If you have a small volume of coffee grounds, you can use it to fertilize your tomato plants when you first plant them in the garden and 1-2 times per month after. If you’re composting the coffee grounds first, you can add coffee grounds to the compost pile in the fall so it’s ready to use by the spring.
Even though tomatoes are perennials in their native environment, the frost in many climates means tomatoes are typically grown as annuals. Additionally, determinate varieties (like our cherry tomatoes) only fruit once or twice before dying.
Because of this, you can use coffee grounds to fertilize tomato plants anytime they’re growing. Typically, most plants prefer fertilizer in their growing season, just before they fruit, but again, any time will work for tomato plants.
Keep in mind not to apply too many coffee grounds as this will affect how often you can apply them. Make sure to check your soil’s pH periodically to determine if the pH is becoming too acidic.

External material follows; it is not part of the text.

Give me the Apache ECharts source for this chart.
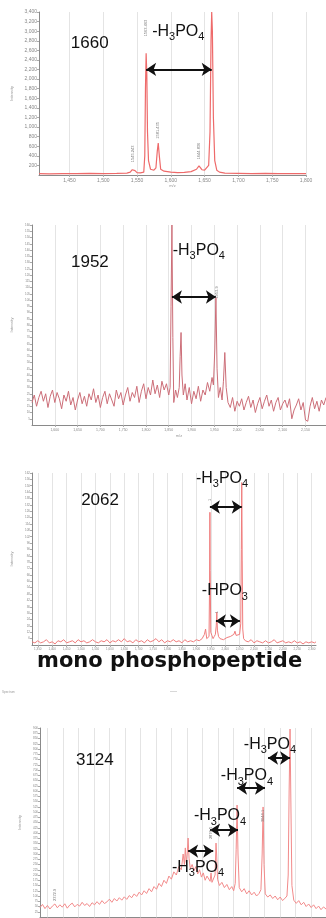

As mentioned, the easiest way to do this is with a pH meter (there’s a link above in the pH section if you’d like a recommendation on which one to get).
While this was a lot of information, it was all useful and I found out that the occasional application of used coffee grounds is great for tomato plants. Overall, they help many aspects of the soil’s health from providing good nutrients to feeding beneficial bacteria and worms.
However, keep in mind that a daily pot of coffee grounds can be too much (depending on the size of your garden). In this case, mixing it with mulch or in a compost pile would work best.